• Problem to work on
Give the listing again exactly, omitting its images.

────────────────

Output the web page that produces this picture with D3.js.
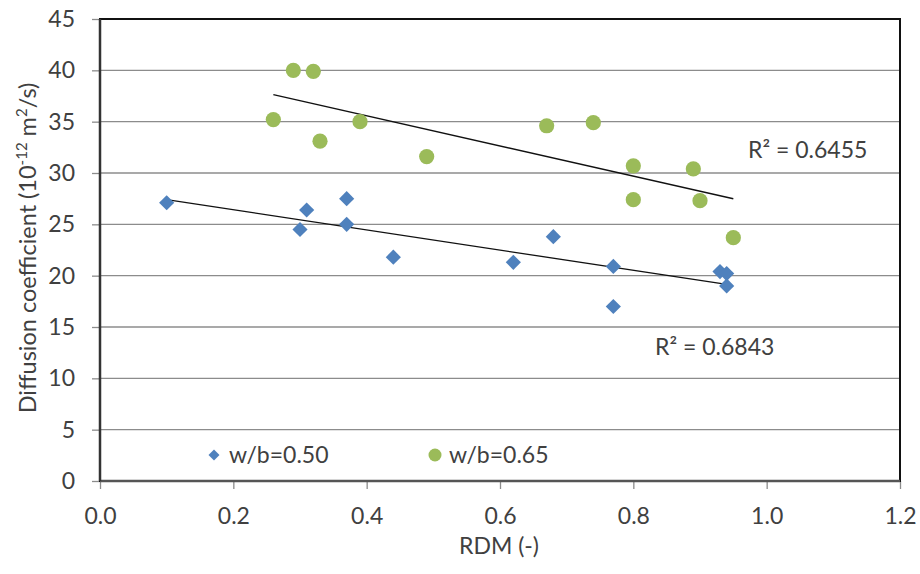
<!DOCTYPE html>
<html><head><meta charset="utf-8">
<script src="https://cdn.jsdelivr.net/npm/d3@7"></script>
<style>body{margin:0;background:#fff}svg{display:block}text{font-family:Lato,"Open Sans",sans-serif;fill:#404040}</style>
</head><body><svg id="c" width="920" height="574"></svg>
<script>
const seriesNames = ["w/b=0.50", "w/b=0.65"];
const rdm050 = [0.10, 0.30, 0.31, 0.37, 0.37, 0.44, 0.62, 0.68, 0.77, 0.77, 0.93, 0.94, 0.94];
const dif050 = [27.1, 24.5, 26.4, 27.5, 25.0, 21.8, 21.3, 23.8, 20.9, 17.0, 20.4, 20.2, 19.0];
const rdm065 = [0.26, 0.29, 0.32, 0.33, 0.39, 0.49, 0.67, 0.74, 0.80, 0.80, 0.89, 0.90, 0.95];
const dif065 = [35.2, 40.0, 39.9, 33.1, 35.0, 31.6, 34.6, 34.9, 30.7, 27.4, 30.4, 27.3, 23.7];
const r2Labels = ["R² = 0.6843", "R² = 0.6455"];
const xTicks = [0, 0.2, 0.4, 0.6, 0.8, 1.0, 1.2];
const yTicks = [0, 5, 10, 15, 20, 25, 30, 35, 40, 45];
const colors = ["#4F81BD", "#9BBB59"];

const svg = d3.select("#c");
const m = {l:100, r:900, t:19, b:481};
const x = d3.scaleLinear().domain([0, 1.2]).range([m.l, m.r]);
const y = d3.scaleLinear().domain([0, 45]).range([m.b, m.t]);

// gridlines
svg.append("g").selectAll("line").data(yTicks.slice(1)).join("line")
  .attr("x1", m.l).attr("x2", m.r).attr("y1", d=>y(d)).attr("y2", d=>y(d))
  .attr("stroke", "#8c8c8c").attr("stroke-width", 1.3);

// axes
const yAxis = d3.axisLeft(y).tickValues(yTicks).tickSize(8).tickPadding(17).tickFormat(d3.format("d"));
const gy = svg.append("g").attr("transform", `translate(${m.l},0)`).call(yAxis);
const xAxis = d3.axisBottom(x).tickValues(xTicks).tickSize(8).tickPadding(19).tickFormat(d3.format(".1f"));
const gx = svg.append("g").attr("transform", `translate(0,${m.b})`).call(xAxis);
[gx, gy].forEach(g => {
  g.select(".domain").remove();
  g.selectAll(".tick line").attr("stroke", "#8c8c8c").attr("stroke-width", 1.3);
  g.selectAll(".tick text").style("font-size", "23px").attr("fill", "#404040");
});

// frame
svg.append("rect").attr("x", m.l).attr("y", m.t).attr("width", m.r - m.l).attr("height", m.b - m.t)
  .attr("fill", "none").attr("stroke", "#111").attr("stroke-width", 2);
svg.append("line").attr("x1", m.l).attr("x2", m.r).attr("y1", m.b).attr("y2", m.b)
  .attr("stroke", "#555").attr("stroke-width", 2.5);
svg.append("line").attr("x1", m.l).attr("x2", m.l).attr("y1", m.t).attr("y2", m.b)
  .attr("stroke", "#333").attr("stroke-width", 2.5);

// trendlines (least squares)
function fit(xs, ys) {
  const n = xs.length, mx = d3.mean(xs), my = d3.mean(ys);
  let sxy = 0, sxx = 0;
  for (let i = 0; i < n; i++) { sxy += (xs[i]-mx)*(ys[i]-my); sxx += (xs[i]-mx)**2; }
  const b = sxy / sxx, a = my - b * mx;
  return [[d3.min(xs), a + b*d3.min(xs)], [d3.max(xs), a + b*d3.max(xs)]];
}
const line = d3.line().x(d=>x(d[0])).y(d=>y(d[1]));
[[rdm050, dif050], [rdm065, dif065]].forEach(([xs, ys]) => {
  svg.append("path").attr("d", line(fit(xs, ys))).attr("stroke", "#111").attr("stroke-width", 1.3).attr("fill", "none");
});

// points
const d050 = rdm050.map((v,i)=>[v, dif050[i]]);
const d065 = rdm065.map((v,i)=>[v, dif065[i]]);
const diamond = d3.symbol().type(d3.symbolSquare).size(115);
svg.append("g").selectAll("path").data(d050).join("path")
  .attr("d", diamond).attr("transform", d=>`translate(${x(d[0])},${y(d[1])}) rotate(45)`)
  .attr("fill", colors[0]);
svg.append("g").selectAll("circle").data(d065).join("circle")
  .attr("cx", d=>x(d[0])).attr("cy", d=>y(d[1])).attr("r", 7.6).attr("fill", colors[1]);

// R2 labels
svg.append("text").attr("x", 655).attr("y", 355).style("font-size", "23px").text(r2Labels[0]);
svg.append("text").attr("x", 748).attr("y", 158).style("font-size", "23px").text(r2Labels[1]);

// legend
const lg = svg.append("g");
lg.append("path").attr("d", d3.symbol().type(d3.symbolSquare).size(60)).attr("transform", "translate(214,455) rotate(45)").attr("fill", colors[0]);
lg.append("text").attr("x", 229).attr("y", 463).style("font-size", "23px").text(seriesNames[0]);
lg.append("circle").attr("cx", 435).attr("cy", 455).attr("r", 6.5).attr("fill", colors[1]);
lg.append("text").attr("x", 449).attr("y", 463).style("font-size", "23px").text(seriesNames[1]);

// axis titles
svg.append("text").attr("x", 499).attr("y", 554).attr("text-anchor", "middle").style("font-size", "23px").text("RDM (-)");
const yt = svg.append("text").attr("transform", "translate(36,248) rotate(-90)").attr("text-anchor", "middle").style("font-size", "23.5px");
yt.append("tspan").text("Diffusion coefficient (10");
yt.append("tspan").attr("dy", -9).style("font-size", "15px").text("-12");
yt.append("tspan").attr("dy", 9).text(" m");
yt.append("tspan").attr("dy", -9).style("font-size", "15px").text("2");
yt.append("tspan").attr("dy", 9).text("/s)");
</script></body></html>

────────────────

• Result for this task
Output the web page that produces this picture with D3.js.
<!DOCTYPE html>
<html><head><meta charset="utf-8">
<script src="https://cdn.jsdelivr.net/npm/d3@7"></script>
<style>body{margin:0;background:#fff}svg{display:block}text{font-family:Lato,"Open Sans",sans-serif;fill:#404040}</style>
</head><body><svg id="c" width="920" height="574"></svg>
<script>
const seriesNames = ["w/b=0.50", "w/b=0.65"];
const rdm050 = [0.10, 0.30, 0.31, 0.37, 0.37, 0.44, 0.62, 0.68, 0.77, 0.77, 0.93, 0.94, 0.94];
const dif050 = [27.1, 24.5, 26.4, 27.5, 25.0, 21.8, 21.3, 23.8, 20.9, 17.0, 20.4, 20.2, 19.0];
const rdm065 = [0.26, 0.29, 0.32, 0.33, 0.39, 0.49, 0.67, 0.74, 0.80, 0.80, 0.89, 0.90, 0.95];
const dif065 = [35.2, 40.0, 39.9, 33.1, 35.0, 31.6, 34.6, 34.9, 30.7, 27.4, 30.4, 27.3, 23.7];
const r2Labels = ["R² = 0.6843", "R² = 0.6455"];
const xTicks = [0, 0.2, 0.4, 0.6, 0.8, 1.0, 1.2];
const yTicks = [0, 5, 10, 15, 20, 25, 30, 35, 40, 45];
const colors = ["#4F81BD", "#9BBB59"];

const svg = d3.select("#c");
const m = {l:100, r:900, t:19, b:481};
const x = d3.scaleLinear().domain([0, 1.2]).range([m.l, m.r]);
const y = d3.scaleLinear().domain([0, 45]).range([m.b, m.t]);

// gridlines
svg.append("g").selectAll("line").data(yTicks.slice(1)).join("line")
  .attr("x1", m.l).attr("x2", m.r).attr("y1", d=>y(d)).attr("y2", d=>y(d))
  .attr("stroke", "#8c8c8c").attr("stroke-width", 1.3);

// axes
const yAxis = d3.axisLeft(y).tickValues(yTicks).tickSize(8).tickPadding(17).tickFormat(d3.format("d"));
const gy = svg.append("g").attr("transform", `translate(${m.l},0)`).call(yAxis);
const xAxis = d3.axisBottom(x).tickValues(xTicks).tickSize(8).tickPadding(19).tickFormat(d3.format(".1f"));
const gx = svg.append("g").attr("transform", `translate(0,${m.b})`).call(xAxis);
[gx, gy].forEach(g => {
  g.select(".domain").remove();
  g.selectAll(".tick line").attr("stroke", "#8c8c8c").attr("stroke-width", 1.3);
  g.selectAll(".tick text").style("font-size", "23px").attr("fill", "#404040");
});

// frame
svg.append("rect").attr("x", m.l).attr("y", m.t).attr("width", m.r - m.l).attr("height", m.b - m.t)
  .attr("fill", "none").attr("stroke", "#111").attr("stroke-width", 2);
svg.append("line").attr("x1", m.l).attr("x2", m.r).attr("y1", m.b).attr("y2", m.b)
  .attr("stroke", "#555").attr("stroke-width", 2.5);
svg.append("line").attr("x1", m.l).attr("x2", m.l).attr("y1", m.t).attr("y2", m.b)
  .attr("stroke", "#333").attr("stroke-width", 2.5);

// trendlines (least squares)
function fit(xs, ys) {
  const n = xs.length, mx = d3.mean(xs), my = d3.mean(ys);
  let sxy = 0, sxx = 0;
  for (let i = 0; i < n; i++) { sxy += (xs[i]-mx)*(ys[i]-my); sxx += (xs[i]-mx)**2; }
  const b = sxy / sxx, a = my - b * mx;
  return [[d3.min(xs), a + b*d3.min(xs)], [d3.max(xs), a + b*d3.max(xs)]];
}
const line = d3.line().x(d=>x(d[0])).y(d=>y(d[1]));
[[rdm050, dif050], [rdm065, dif065]].forEach(([xs, ys]) => {
  svg.append("path").attr("d", line(fit(xs, ys))).attr("stroke", "#111").attr("stroke-width", 1.3).attr("fill", "none");
});

// points
const d050 = rdm050.map((v,i)=>[v, dif050[i]]);
const d065 = rdm065.map((v,i)=>[v, dif065[i]]);
const diamond = d3.symbol().type(d3.symbolSquare).size(115);
svg.append("g").selectAll("path").data(d050).join("path")
  .attr("d", diamond).attr("transform", d=>`translate(${x(d[0])},${y(d[1])}) rotate(45)`)
  .attr("fill", colors[0]);
svg.append("g").selectAll("circle").data(d065).join("circle")
  .attr("cx", d=>x(d[0])).attr("cy", d=>y(d[1])).attr("r", 7.6).attr("fill", colors[1]);

// R2 labels
svg.append("text").attr("x", 655).attr("y", 355).style("font-size", "23px").text(r2Labels[0]);
svg.append("text").attr("x", 748).attr("y", 158).style("font-size", "23px").text(r2Labels[1]);

// legend
const lg = svg.append("g");
lg.append("path").attr("d", d3.symbol().type(d3.symbolSquare).size(60)).attr("transform", "translate(214,455) rotate(45)").attr("fill", colors[0]);
lg.append("text").attr("x", 229).attr("y", 463).style("font-size", "23px").text(seriesNames[0]);
lg.append("circle").attr("cx", 435).attr("cy", 455).attr("r", 6.5).attr("fill", colors[1]);
lg.append("text").attr("x", 449).attr("y", 463).style("font-size", "23px").text(seriesNames[1]);

// axis titles
svg.append("text").attr("x", 499).attr("y", 554).attr("text-anchor", "middle").style("font-size", "23px").text("RDM (-)");
const yt = svg.append("text").attr("transform", "translate(36,248) rotate(-90)").attr("text-anchor", "middle").style("font-size", "23.5px");
yt.append("tspan").text("Diffusion coefficient (10");
yt.append("tspan").attr("dy", -9).style("font-size", "15px").text("-12");
yt.append("tspan").attr("dy", 9).text(" m");
yt.append("tspan").attr("dy", -9).style("font-size", "15px").text("2");
yt.append("tspan").attr("dy", 9).text("/s)");
</script></body></html>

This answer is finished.